LakesideDream Posted April 2, 2009 Posted April 2, 2009 This is a truely frightening thread on so many levels. I'm quite positive that I would never trust a woman who commucated with God and claimed to have permission to have an extramarital affair. I know for sure I would never turn my back on a woman like that. Why hasn't anyone typed "bunnyboiler"? The delusional behavior described is pathalogical.
whichwayisup Posted April 2, 2009 Posted April 2, 2009 Why hasn't anyone typed "bunnyboiler"? The delusional behavior described is pathalogical. She's either very messed up in the head from all the physical and emotional abuse from her husband throughout her marriage or she is playing confused for a fool and manipulating/lying to everyone knowing full well what she's doing. I really don't know which it is. Confused claims that the abuse in her marriage is real, from what he's said in the past.

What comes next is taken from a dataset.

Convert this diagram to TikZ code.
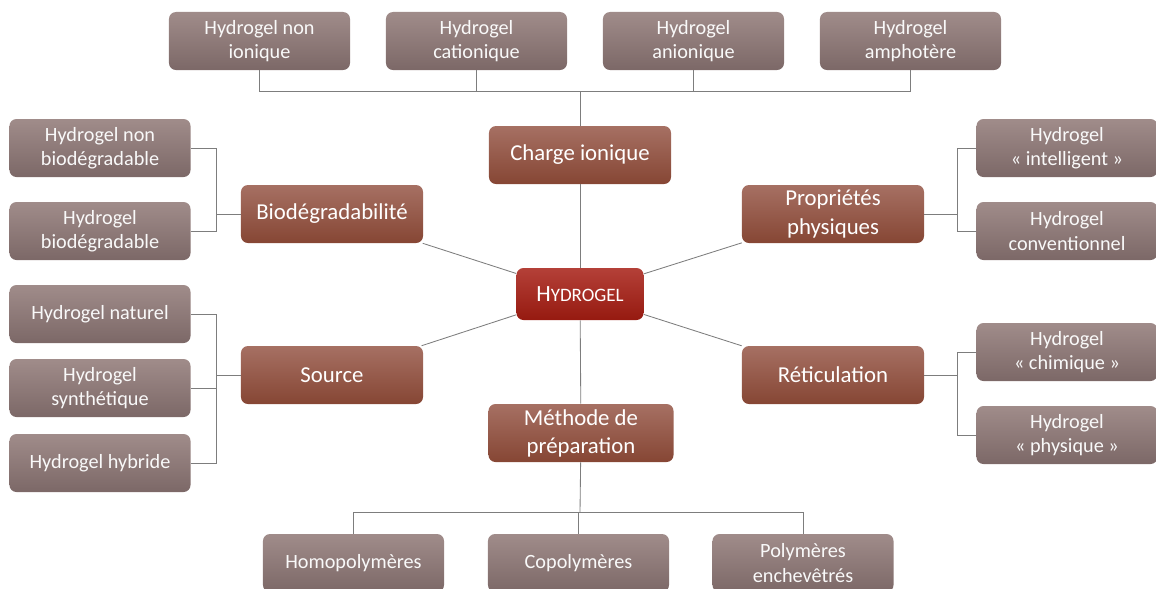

Mr. Lucky Posted April 2, 2009 Posted April 2, 2009 She's either very messed up in the head from all the physical and emotional abuse from her husband throughout her marriage or she is playing confused for a fool and manipulating/lying to everyone knowing full well what she's doing. Given statements she's made like this: She also said she was tired of me breaking her heart everytime I do this. I'd say it was the latter. I feel sorry for you, Confused. She seems self-centered to an almost epic proportion... Mr. Lucky
Author Confused4Now Posted April 2, 2009 Author Posted April 2, 2009 Given statements she's made like this: I'd say it was the latter. I feel sorry for you, Confused. She seems self-centered to an almost epic proportion... Mr. Lucky Well she is self-centered and selfish....I do see that.
Author Confused4Now Posted April 13, 2009 Author Posted April 13, 2009 Well she is self-centered and selfish....I do see that. Happy Easter to everyone....I'm still at no contact with MW however I got a interesting phone text today from MW's Husband ...it said this..."Friday-Jesus died 4 your sins Saturday-Jesus sits in hell so we don't have2. Sunday-Jesus rises from the dead 2 give u life....Jesus 4gives" I didn't respond and won't....

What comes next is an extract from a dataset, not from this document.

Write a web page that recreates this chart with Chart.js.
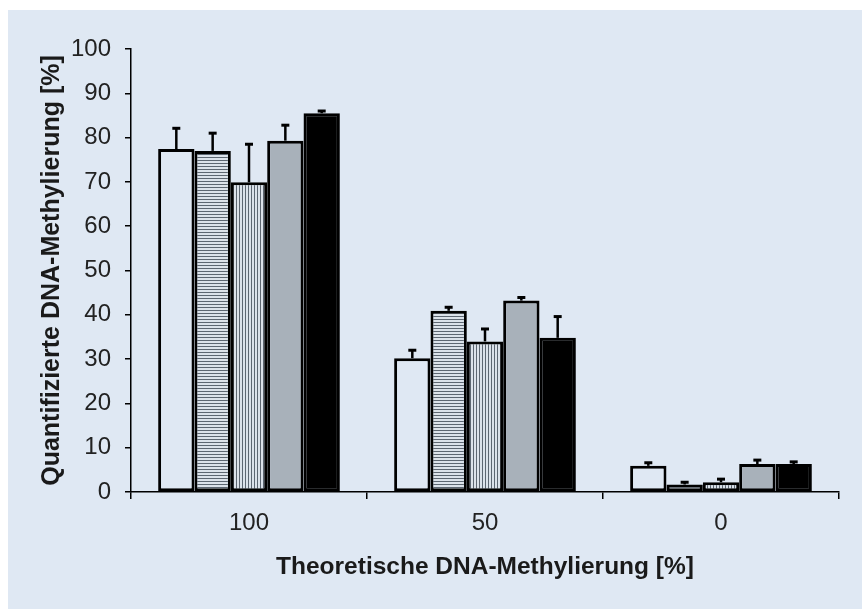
<!DOCTYPE html>
<html>
<head>
<meta charset="utf-8">
<script src="https://cdn.jsdelivr.net/npm/chart.js@4/dist/chart.umd.min.js"></script>
<style>
  html, body { margin: 0; padding: 0; background: #ffffff; }
  #wrap { position: absolute; left: 8px; top: 10px; width: 854px; height: 599px; background: #dfe8f3; }
</style>
</head>
<body>
<div id="wrap"><canvas id="myChart" width="854" height="599"></canvas></div>
<script>
// data
var categories = ["100", "50", "0"];
var seriesNames = ["Serie 1", "Serie 2", "Serie 3", "Serie 4", "Serie 5"];

var white = [77.4, 30.2, 5.9];
var hStripes = [77.0, 40.9, 1.7];
var vStripes = [69.9, 34.0, 2.2];
var grey = [79.3, 43.2, 6.3];
var black = [85.5, 34.8, 6.3];

var whiteErr = [4.7, 1.8, 0.7];
var hStripesErr = [4.0, 0.8, 0.5];
var vStripesErr = [8.6, 2.8, 0.7];
var greyErr = [3.5, 0.7, 0.9];
var blackErr = [0.5, 4.8, 0.5];

var yTicks = [0, 10, 20, 30, 40, 50, 60, 70, 80, 90, 100];

var BG = "#dfe8f3";

function stripes(horizontal) {
    var c = document.createElement("canvas");
    c.width = 3;
    c.height = 3;
    var ctx = c.getContext("2d");
    ctx.fillStyle = "#dbe2ea";
    ctx.fillRect(0, 0, 3, 3);
    ctx.fillStyle = "#5c6671";
    if (horizontal) ctx.fillRect(0, 0, 3, 1);
    else ctx.fillRect(0, 0, 1, 3);
    return ctx.createPattern(c, "repeat");
}

// draws the upward error bars with a short cap
var errorBars = {
    id: "errorBars",
    afterDatasetsDraw: function (chart) {
        var ctx = chart.ctx;
        var y = chart.scales.y;
        ctx.save();
        ctx.strokeStyle = "#000";
        chart.data.datasets.forEach(function (ds, i) {
            var meta = chart.getDatasetMeta(i);
            meta.data.forEach(function (bar, j) {
                var top = y.getPixelForValue(ds.data[j]);
                var end = y.getPixelForValue(ds.data[j] + ds.errors[j]);
                ctx.lineWidth = 2.5;
                ctx.beginPath();
                ctx.moveTo(bar.x, top);
                ctx.lineTo(bar.x, end);
                ctx.stroke();
                ctx.lineWidth = 3;
                ctx.beginPath();
                ctx.moveTo(bar.x - 4, end);
                ctx.lineTo(bar.x + 4, end);
                ctx.stroke();
            });
        });
        ctx.restore();
    }
};

function series(name, values, errs, fill) {
    return {
        label: name,
        data: values,
        errors: errs,
        backgroundColor: fill,
        borderColor: "#000",
        borderWidth: 3,
        borderSkipped: false,
        barPercentage: 1,
        categoryPercentage: 0.77
    };
}

const CHART = document.getElementById("myChart");
let myChart = new Chart(CHART, {
    type: "bar",
    data: {
        labels: categories,
        datasets: [
            series(seriesNames[0], white, whiteErr, BG),
            series(seriesNames[1], hStripes, hStripesErr, stripes(true)),
            series(seriesNames[2], vStripes, vStripesErr, stripes(false)),
            series(seriesNames[3], grey, greyErr, "#a8b1ba"),
            series(seriesNames[4], black, blackErr, "#000000")
        ]
    },
    options: {
        responsive: false,
        animation: false,
        layout: { padding: { top: 39, right: 23, bottom: 0, left: 0 } },
        plugins: { legend: { display: false }, tooltip: { enabled: false } },
        scales: {
            x: {
                afterFit: function (s) { s.height = 117; },
                grid: { offset: true, drawOnChartArea: false, tickLength: 7, color: "#000", lineWidth: 1.5 },
                border: { color: "#000", width: 1.5 },
                ticks: { color: "#222", padding: 10, font: { family: "Liberation Sans", size: 24 } },
                title: {
                    display: true,
                    text: "Theoretische DNA-Methylierung [%]",
                    color: "#1a1a1a",
                    padding: { bottom: 27 },
                    font: { family: "Liberation Sans", size: 24.5, weight: "bold" }
                }
            },
            y: {
                min: 0,
                max: 100,
                afterFit: function (s) { s.width = 123; },
                afterBuildTicks: function (s) { s.ticks = yTicks.map(function (v) { return { value: v }; }); },
                grid: { drawOnChartArea: false, tickLength: 6, color: "#000", lineWidth: 1.5 },
                border: { color: "#000", width: 1.5 },
                ticks: { color: "#222", padding: 14, font: { family: "Liberation Sans", size: 24 } },
                title: {
                    display: true,
                    text: "Quantifizierte DNA-Methylierung [%]",
                    color: "#1a1a1a",
                    padding: { top: 29 },
                    font: { family: "Liberation Sans", size: 25, weight: "bold" }
                }
            }
        }
    },
    plugins: [errorBars]
});
</script>
</body>
</html>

bentnotbroken Posted April 13, 2009 Posted April 13, 2009 Happy Easter to everyone....I'm still at no contact with MW however I got a interesting phone text today from MW's Husband ...it said this..."Friday-Jesus died 4 your sins Saturday-Jesus sits in hell so we don't have2. Sunday-Jesus rises from the dead 2 give u life....Jesus 4gives" I didn't respond and won't.... Why won't you respond? What he says is true.
Author Confused4Now Posted April 13, 2009 Author Posted April 13, 2009 Why won't you respond? What he says is true. Cause it was directed to me...instead of being to directed to all of US.